Of course Ghosh’s work as I I usually find is an education in history at lest for me. I had vague notions of the “Opium War” and Parsee merchants’ – including Tatas – involvement in opium trade to China. But I had no clear notion of the ravage done to Bihar peasantry on account of the British avarice to sell opium to China. Similarly, while I had read Ghosh’s account of the travails of indentured labour transported to Burma in his book Glass Palace, the brutality with which the indentured labour from Bihar transported to Mauritius were treated during the voyage is quite disturbing even though you have read so much of the slaves of the Americas!

I can not but contemptuously smile at the irony of the US and other Western nations now going to war with several opium producing small nations in order to stop cultivating narcotic plants because they don’t want their society becoming addicts.
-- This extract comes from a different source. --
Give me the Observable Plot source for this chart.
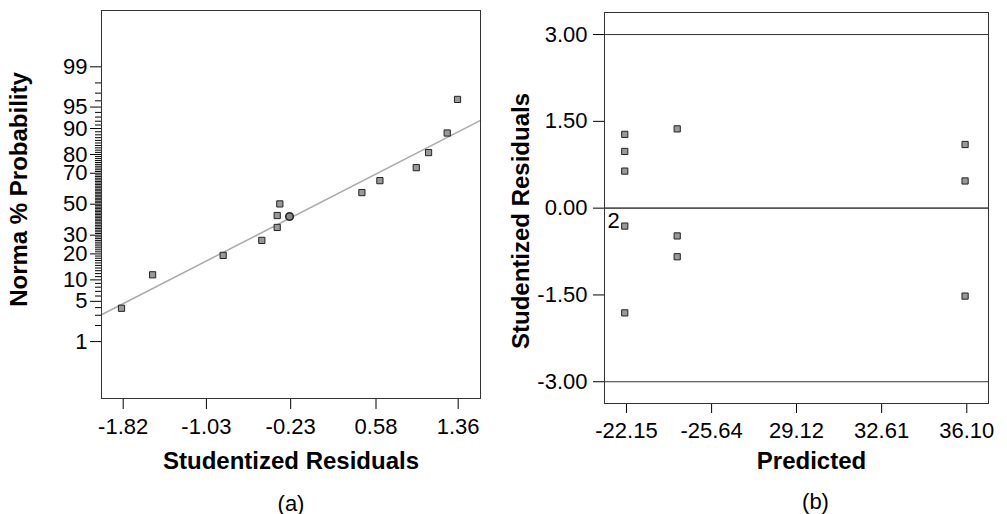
<!DOCTYPE html>
<html><head><meta charset="utf-8">
<script src="https://cdn.jsdelivr.net/npm/d3@7"></script>
<script src="https://cdn.jsdelivr.net/npm/@observablehq/plot@0.6"></script>
<style>
body{margin:0;background:#fff;}
#wrap{position:relative;width:1007px;height:514px;font-family:"Liberation Sans",Arial,sans-serif;}
#wrap svg{position:absolute;top:0;}
</style></head><body><div id="wrap"></div>
<script>
// ---------- Panel (a): normal probability plot ----------
const residA = [-1.836, -1.541, -0.871, -0.504, -0.358, -0.358, -0.333, 0.446, 0.617, 0.962, 1.079, 1.256, 1.354];
const probA  = [3.9, 11.6, 19.3, 27.0, 34.7, 42.4, 50.2, 57.8, 65.5, 73.2, 80.9, 88.6, 96.2];
const circleX = [-0.241];
const circleP = [41.8];
const fitX = [-2.026, 1.572];
const fitP = [3.06, 92.2];
const xTicksA = [-1.82, -1.03, -0.23, 0.58, 1.36];
const xTickLabelsA = ["-1.82", "-1.03", "-0.23", "0.58", "1.36"];
const yMajorP = [1, 5, 10, 20, 30, 50, 70, 80, 90, 95, 99];
const yMajorLabels = ["1", "5", "10", "20", "30", "50", "70", "80", "90", "95", "99"];

// ---------- Panel (b): residuals vs predicted ----------
const predB  = [22.08, 22.08, 22.08, 22.08, 22.08, 24.23, 24.23, 24.23, 36.03, 36.03, 36.03];
const residB = [1.275, 0.98, 0.64, -0.31, -1.81, 1.37, -0.48, -0.84, 1.10, 0.47, -1.52];
const labelB = [{x: 22.08, y: -0.31, t: "2"}];
const xTicksB = [22.15, 25.64, 29.12, 32.61, 36.10];
const xTickLabelsB = ["-22.15", "-25.64", "29.12", "32.61", "36.10"];
const yTicksB = [3, 1.5, 0, -1.5, -3];
const yTickLabelsB = ["3.00", "1.50", "0.00", "-1.50", "-3.00"];
const refLinesB = [3, 0, -3];

// inverse normal CDF (Acklam) for the probability axis
function probit(p){
  const a=[-3.969683028665376e+01,2.209460984245205e+02,-2.759285104469687e+02,1.383577518672690e+02,-3.066479806614716e+01,2.506628277459239e+00];
  const b=[-5.447609879822406e+01,1.615858368580409e+02,-1.556989798598866e+02,6.680131188771972e+01,-1.328068155288572e+01];
  const c=[-7.784894002430293e-03,-3.223964580411365e-01,-2.400758277161838e+00,-2.549671010208574e+00,4.374664141464968e+00,2.938163982698783e+00];
  const d=[7.784695709041462e-03,3.224671290700398e-01,2.445134137142996e+00,3.754408661907416e+00];
  const pl=0.02425, ph=1-pl; let q,r;
  if(p<pl){q=Math.sqrt(-2*Math.log(p));return (((((c[0]*q+c[1])*q+c[2])*q+c[3])*q+c[4])*q+c[5])/((((d[0]*q+d[1])*q+d[2])*q+d[3])*q+1);}
  if(p>ph){q=Math.sqrt(-2*Math.log(1-p));return -(((((c[0]*q+c[1])*q+c[2])*q+c[3])*q+c[4])*q+c[5])/((((d[0]*q+d[1])*q+d[2])*q+d[3])*q+1);}
  q=p-0.5;r=q*q;return (((((a[0]*r+a[1])*r+a[2])*r+a[3])*r+a[4])*r+a[5])*q/(((((b[0]*r+b[1])*r+b[2])*r+b[3])*r+b[4])*r+1);
}
const zOf = p => probit(p/100);

const FONT = '"Liberation Sans", Arial, sans-serif';
const fmtMap = (vals, labels) => { const m = new Map(vals.map((v,i)=>[v, labels[i]])); return v => m.get(v); };

const ptsA = residA.map((x,i)=>({x, z: zOf(probA[i])}));
const circA = circleX.map((x,i)=>({x, z: zOf(circleP[i])}));
const fitA = fitX.map((x,i)=>({x, z: zOf(fitP[i])}));
const yMajorZ = yMajorP.map(zOf);
const yMinorZ = d3.range(1,100).filter(p=>!yMajorP.includes(p)).map(zOf);

const A = Plot.plot({
  width: 500, height: 514,
  marginLeft: 101, marginRight: 20, marginTop: 10, marginBottom: 116,
  style: {fontFamily: FONT, fontSize: "22px", color: "#000", background: "transparent", overflow: "visible"},
  x: {domain: [-2.026, 1.572]},
  y: {domain: [-3.29, 3.28]},
  marks: [
    Plot.axisY(yMinorZ, {tickSize: 6, tickFormat: () => "", label: null}),
    Plot.axisY(yMajorZ, {tickSize: 11, tickPadding: 3, tickFormat: fmtMap(yMajorZ, yMajorLabels), label: null, fontSize: 22}),
    Plot.axisX(xTicksA, {tickSize: 11, tickPadding: 9, tickFormat: fmtMap(xTicksA, xTickLabelsA), label: null, fontSize: 22}),
    Plot.line(fitA, {x: "x", y: "z", stroke: "#aaa", strokeWidth: 1.5}),
    Plot.dot(ptsA, {x: "x", y: "z", symbol: "square", r: 3.5, fill: "#999", stroke: "#222", strokeWidth: 1}),
    Plot.dot(circA, {x: "x", y: "z", symbol: "circle", r: 3.8, fill: "#888", stroke: "#222", strokeWidth: 1.5}),
    Plot.frame({stroke: "#333"}),
    Plot.text(["Studentized Residuals"], {text: d=>d, frameAnchor: "bottom", lineAnchor: "middle", textAnchor: "middle", dy: 63, fontWeight: "bold", fontSize: 24, fill: "#000"}),
    Plot.text(["(a)"], {text: d=>d, frameAnchor: "bottom", lineAnchor: "middle", textAnchor: "middle", dy: 105, fontSize: 22, fill: "#000"}),
    Plot.text(["Norma % Probability"], {text: d=>d, frameAnchor: "left", lineAnchor: "middle", textAnchor: "middle", dx: -82, dy: -15, rotate: -90, fontWeight: "bold", fontSize: 24, fill: "#000"})
  ]
});

const ptsB = predB.map((x,i)=>({x, y: residB[i]}));
const B = Plot.plot({
  width: 507, height: 514,
  marginLeft: 104, marginRight: 19, marginTop: 12, marginBottom: 111,
  style: {fontFamily: FONT, fontSize: "22px", color: "#000", background: "transparent", overflow: "visible"},
  x: {domain: [21.25, 36.99]},
  y: {domain: [-3.376, 3.381]},
  marks: [
    Plot.ruleY(refLinesB, {stroke: d => d === 0 ? "#555" : "#333", strokeWidth: d => d === 0 ? 1.6 : 1}),
    Plot.axisY(yTicksB, {tickSize: 11, tickPadding: 6, tickFormat: fmtMap(yTicksB, yTickLabelsB), label: null, fontSize: 22}),
    Plot.axisX(xTicksB, {tickSize: 10, tickPadding: 9, tickFormat: fmtMap(xTicksB, xTickLabelsB), label: null, fontSize: 22}),
    Plot.dot(ptsB, {x: "x", y: "y", symbol: "square", r: 3.5, fill: "#999", stroke: "#222", strokeWidth: 1}),
    Plot.text(labelB, {x: "x", y: "y", text: "t", dx: -11, dy: -5, fontSize: 22, fill: "#000"}),
    Plot.frame({stroke: "#333"}),
    Plot.text(["Predicted"], {text: d=>d, frameAnchor: "bottom", lineAnchor: "middle", textAnchor: "middle", dy: 58, dx: 15, fontWeight: "bold", fontSize: 24, fill: "#000"}),
    Plot.text(["(b)"], {text: d=>d, frameAnchor: "bottom", lineAnchor: "middle", textAnchor: "middle", dy: 98, dx: 19, fontSize: 22, fill: "#000"}),
    Plot.text(["Studentized Residuals"], {text: d=>d, frameAnchor: "left", lineAnchor: "middle", textAnchor: "middle", dx: -83, dy: 13, rotate: -90, fontWeight: "bold", fontSize: 24, fill: "#000"})
  ]
});

const wrap = document.getElementById("wrap");
A.style.left = "0px";
B.style.left = "500px";
wrap.appendChild(A);
wrap.appendChild(B);
</script>
</body></html>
The English manufacturers and merchants of opium justified war China to preserve “free trade” for opium then!

Sometimes I wonder whether the ravages by the colonialists can ever be redressed and the majority of the third world would ever be capable of a level of development enjoyed at least by the bottom 20% of the developed nations in terms of basics of life.

I did find the character of the Goomastha a bit outlandish but then a master story teller like Ghosh has no problem in making him a credible character. It is indeed amazing Ghosh manages to weave together a plot with such disparate characters and sub-plots.